Katie Peterson | Staff Writer
More than 40 leaders across the state of Kansas visited Fort Leavenworth and the Lewis and Clark Center to learn about issues relevant to Kansas from a military perspective by focusing on Army leadership and education April 29.
The visiting leaders are members of the 2021 Leadership Kansas Class.
“Leadership Kansas serves as a catalyst for the continued development of leadership throughout Kansas by identifying 40 leaders annually from across Kansas, informing those leaders about key state issues, inspiring those leaders to maintain involvement in the social, business and political fabric of Kansas and their communities, and maintain a cohesive, relevant Leadership Kansas alumni network,” according to the official Leadership Kansas website.
The main portion of the visit was a panel discussion with six military and civilian personnel in the Fort Leavenworth education system, including Col. Samuel Saine, director of the Center for the Army Profession and Leadership; Col. Charles Rambo, director of Army Credentialing Continuing Education Services for Soldiers at Army University; Maj. Andrew Powell, School of Advanced Military Studies student; Chief Warrant Officer 5 Steven Kilgore, Combined Arms Center command chief warrant officer; Command Sgt. Maj. Mildred Lara Gonzales, School for Command Preparation instructor; and Francesca Marion, chief of academic operations at the Army Management Staff College.
Each briefly spoke about the different parts of the military education process.
Saine briefed on CAPL’s educational process of leadership and leader development.
“From the Army’s perspective, leadership and leaders committed to their profession and ethic provide a purpose, direction and motivation to inspire others to risk their lives to accomplish given missions,” Saine said. “To prepare leaders to fulfill that responsibility, the Army Profession develops soldiers and Army civilians to demonstrate character, competence and commitment through career-long training, education and experience.”
Rambo briefed on professional military education, from the Basic Leadership Course through the Army War College.
He also talked about ACCESS, which manages volunteer education systems, tuition assistance and the Army Credentialing Program, which began in 2020.
“We give soldiers the skills that they need to step out of the Army and step right into another job,” Rambo said.
Powell told of his own journey of education that led to his participating in SAMS, noting that seven of his 16 years in the Army have been in military education.
“That just shows the wide range of the generalist approach (of education) … that we’re not as specialized but our leadership carries across a wide range of environments in which we can act and execute,” Powell said.
Kilgore talked about the steps a soldier takes to become a chief warrant officer, including going to Warrant Officer Candidate School and other courses.
“A warrant officer in the Army is someone who specializes and becomes an expert through training and experience over time in a very specific field or a very specific skillset,” Kilgore said.
Lara briefed on the various stages of education a soldier must go through to become a noncommissioned officer, including the Basic Leader Course, the Advanced Leader Course, the Senior Leader Course, the Sergeants Major Course, and the Nominative Leader Course.

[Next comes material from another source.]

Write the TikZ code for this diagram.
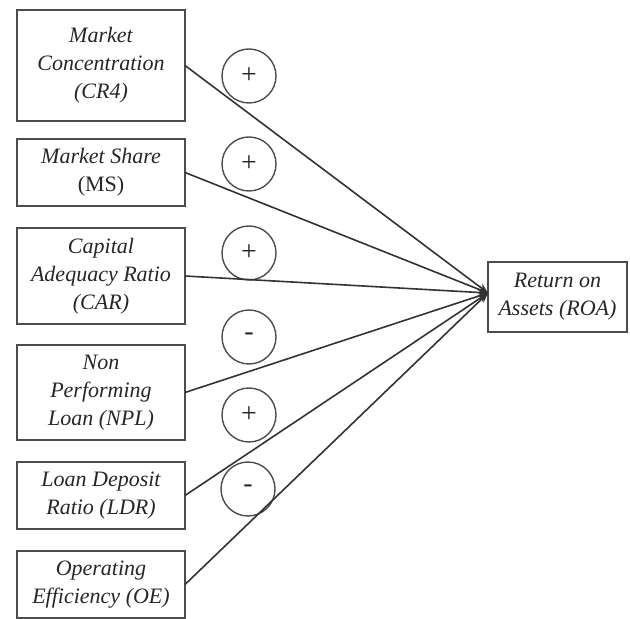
\documentclass[tikz,border=0pt]{standalone}
\usepackage{fontspec}
\setmainfont{Liberation Serif}
\usetikzlibrary{positioning, arrows.meta}
\tikzset{
	every node/.append style={
		font={\fontsize{11}{14}\selectfont\itshape},
		text=black!85,
	},
	varbox/.append style={
		draw=black!70,
		line width=0.9pt,
		align = center,
		minimum width=84pt,
		inner sep=1mm,
		outer sep=0pt,
	},
	sign/.append style={
		draw=black!70,
		line width=0.7pt,
		circle,
		minimum size=27pt,
		inner sep=0pt,
		font={\fontsize{14}{14}\selectfont},
	},
	link/.append style={
		draw=black!80,
		line width=0.8pt,
		-{Stealth[length=5pt, width=4pt]},
	}
}

\begin{document}
\begin{tikzpicture}[x=0.5pt, y=-0.5pt]
	\useasboundingbox (0,0) rectangle (630,619);
	
	\node (cr4)[varbox, minimum height=55.5pt] at (101,65.5) {Market\\Concentration\\(CR4)};
	\node (ms)[varbox, minimum height=33.5pt, below=9pt of cr4] {Market Share\\\textup{(MS)}};
	\node (car)[varbox, minimum height=48pt, below=11pt of ms] {Capital\\Adequacy Ratio\\(CAR)};
	\node (npl)[varbox, minimum height=47.5pt, below=10.5pt of car] {Non\\Performing\\Loan (NPL)};
	\node (ldr)[varbox, minimum height=33.5pt, below=11pt of npl] {Loan Deposit\\Ratio (LDR)};
	\node (oe)[varbox, minimum height=33.5pt, below=11pt of ldr] {Operating\\Efficiency (OE)};
	
	\node (roa)[varbox, minimum width=69.5pt, minimum height=35pt] at (557.5,297) {Return on\\Assets (ROA)};
	\coordinate (tip) at ([yshift=2pt]roa.west);
	
	% signs
	\node (s1)[sign] at (249,76) {+};
	\node (s2)[sign] at (249,164) {+};
	\node (s3)[sign] at (249,253) {+};
	\node (s4)[sign] at (249,337) {-};
	\node (s5)[sign] at (249,415) {+};
	\node (s6)[sign] at (248,489) {-};
	
	\foreach \v in {cr4, ms, car, npl, ldr, oe}
		\draw[link](\v.east) to (tip);
	
\end{tikzpicture}
\end{document}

“What we’re trying to do for our NCOs is we must be able to think independently and act decisively while meeting the commander’s intent and give professional leaders that have moral and ethical standards,” Lara said.
Marion told how civilians support the military and how the Army Management Staff College works to educate supervisors.
The introductions from the panel members were followed by questions from the audience.
Dr. Vishal Adma, president of the Asian American Chamber of Commerce in Kansas City, Kan., said he never knew the vast amount of education and training that soldiers went through.
“Not a lot of Kansans are aware about what truly happens at Fort Leavenworth. It would be helpful to find avenues to provide this education so they are more aware,” Adma said.
“Although it may not translate directly into my current job role, this gives me a better perspective about what this institution does in our state, which translates into training of future American and world leaders, which makes me feel proud.”